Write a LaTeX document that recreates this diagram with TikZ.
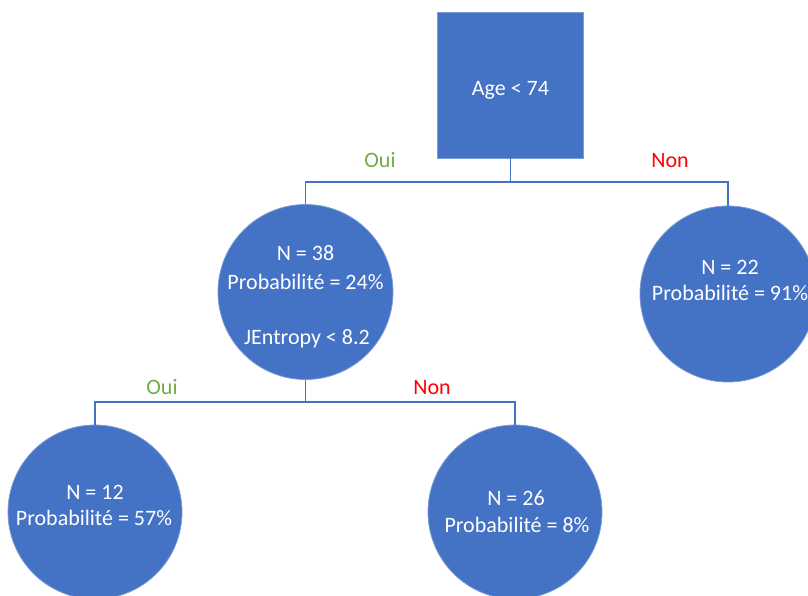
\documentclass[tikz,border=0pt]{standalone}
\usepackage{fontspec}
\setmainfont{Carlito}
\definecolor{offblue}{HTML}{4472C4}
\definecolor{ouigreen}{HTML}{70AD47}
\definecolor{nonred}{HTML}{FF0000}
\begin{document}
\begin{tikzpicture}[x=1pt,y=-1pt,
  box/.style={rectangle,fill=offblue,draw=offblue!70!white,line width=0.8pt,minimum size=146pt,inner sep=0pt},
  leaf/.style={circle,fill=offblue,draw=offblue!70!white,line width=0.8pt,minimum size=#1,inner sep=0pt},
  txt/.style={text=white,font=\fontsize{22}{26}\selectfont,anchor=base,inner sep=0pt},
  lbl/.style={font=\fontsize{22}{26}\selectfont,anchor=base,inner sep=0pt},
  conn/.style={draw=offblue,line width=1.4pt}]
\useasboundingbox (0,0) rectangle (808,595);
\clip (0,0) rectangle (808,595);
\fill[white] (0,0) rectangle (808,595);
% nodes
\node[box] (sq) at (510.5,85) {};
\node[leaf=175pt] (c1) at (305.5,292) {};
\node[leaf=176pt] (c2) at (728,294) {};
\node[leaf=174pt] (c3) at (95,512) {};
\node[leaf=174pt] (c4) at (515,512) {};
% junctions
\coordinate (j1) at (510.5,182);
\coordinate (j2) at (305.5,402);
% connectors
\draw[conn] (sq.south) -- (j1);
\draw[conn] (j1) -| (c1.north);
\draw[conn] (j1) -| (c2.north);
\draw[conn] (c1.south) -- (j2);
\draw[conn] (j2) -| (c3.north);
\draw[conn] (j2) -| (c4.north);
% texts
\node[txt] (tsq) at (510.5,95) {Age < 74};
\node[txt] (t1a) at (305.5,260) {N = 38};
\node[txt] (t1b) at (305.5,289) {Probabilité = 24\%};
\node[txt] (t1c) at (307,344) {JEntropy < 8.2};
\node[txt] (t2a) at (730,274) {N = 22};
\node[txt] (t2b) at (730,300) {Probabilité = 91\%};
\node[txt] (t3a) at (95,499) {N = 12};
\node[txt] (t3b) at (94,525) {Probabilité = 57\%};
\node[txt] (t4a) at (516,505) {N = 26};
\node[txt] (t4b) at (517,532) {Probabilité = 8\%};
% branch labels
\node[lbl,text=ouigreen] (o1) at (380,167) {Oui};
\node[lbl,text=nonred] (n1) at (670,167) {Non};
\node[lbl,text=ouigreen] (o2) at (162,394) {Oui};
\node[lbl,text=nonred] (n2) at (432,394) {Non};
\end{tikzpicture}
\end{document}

- [Task requirements]:
Reproduce every line of the material precisely, omitting its pictures.

- [Solution to this exercise]:
Write a LaTeX document that recreates this diagram with TikZ.
\documentclass[tikz,border=0pt]{standalone}
\usepackage{fontspec}
\setmainfont{Carlito}
\definecolor{offblue}{HTML}{4472C4}
\definecolor{ouigreen}{HTML}{70AD47}
\definecolor{nonred}{HTML}{FF0000}
\begin{document}
\begin{tikzpicture}[x=1pt,y=-1pt,
  box/.style={rectangle,fill=offblue,draw=offblue!70!white,line width=0.8pt,minimum size=146pt,inner sep=0pt},
  leaf/.style={circle,fill=offblue,draw=offblue!70!white,line width=0.8pt,minimum size=#1,inner sep=0pt},
  txt/.style={text=white,font=\fontsize{22}{26}\selectfont,anchor=base,inner sep=0pt},
  lbl/.style={font=\fontsize{22}{26}\selectfont,anchor=base,inner sep=0pt},
  conn/.style={draw=offblue,line width=1.4pt}]
\useasboundingbox (0,0) rectangle (808,595);
\clip (0,0) rectangle (808,595);
\fill[white] (0,0) rectangle (808,595);
% nodes
\node[box] (sq) at (510.5,85) {};
\node[leaf=175pt] (c1) at (305.5,292) {};
\node[leaf=176pt] (c2) at (728,294) {};
\node[leaf=174pt] (c3) at (95,512) {};
\node[leaf=174pt] (c4) at (515,512) {};
% junctions
\coordinate (j1) at (510.5,182);
\coordinate (j2) at (305.5,402);
% connectors
\draw[conn] (sq.south) -- (j1);
\draw[conn] (j1) -| (c1.north);
\draw[conn] (j1) -| (c2.north);
\draw[conn] (c1.south) -- (j2);
\draw[conn] (j2) -| (c3.north);
\draw[conn] (j2) -| (c4.north);
% texts
\node[txt] (tsq) at (510.5,95) {Age < 74};
\node[txt] (t1a) at (305.5,260) {N = 38};
\node[txt] (t1b) at (305.5,289) {Probabilité = 24\%};
\node[txt] (t1c) at (307,344) {JEntropy < 8.2};
\node[txt] (t2a) at (730,274) {N = 22};
\node[txt] (t2b) at (730,300) {Probabilité = 91\%};
\node[txt] (t3a) at (95,499) {N = 12};
\node[txt] (t3b) at (94,525) {Probabilité = 57\%};
\node[txt] (t4a) at (516,505) {N = 26};
\node[txt] (t4b) at (517,532) {Probabilité = 8\%};
% branch labels
\node[lbl,text=ouigreen] (o1) at (380,167) {Oui};
\node[lbl,text=nonred] (n1) at (670,167) {Non};
\node[lbl,text=ouigreen] (o2) at (162,394) {Oui};
\node[lbl,text=nonred] (n2) at (432,394) {Non};
\end{tikzpicture}
\end{document}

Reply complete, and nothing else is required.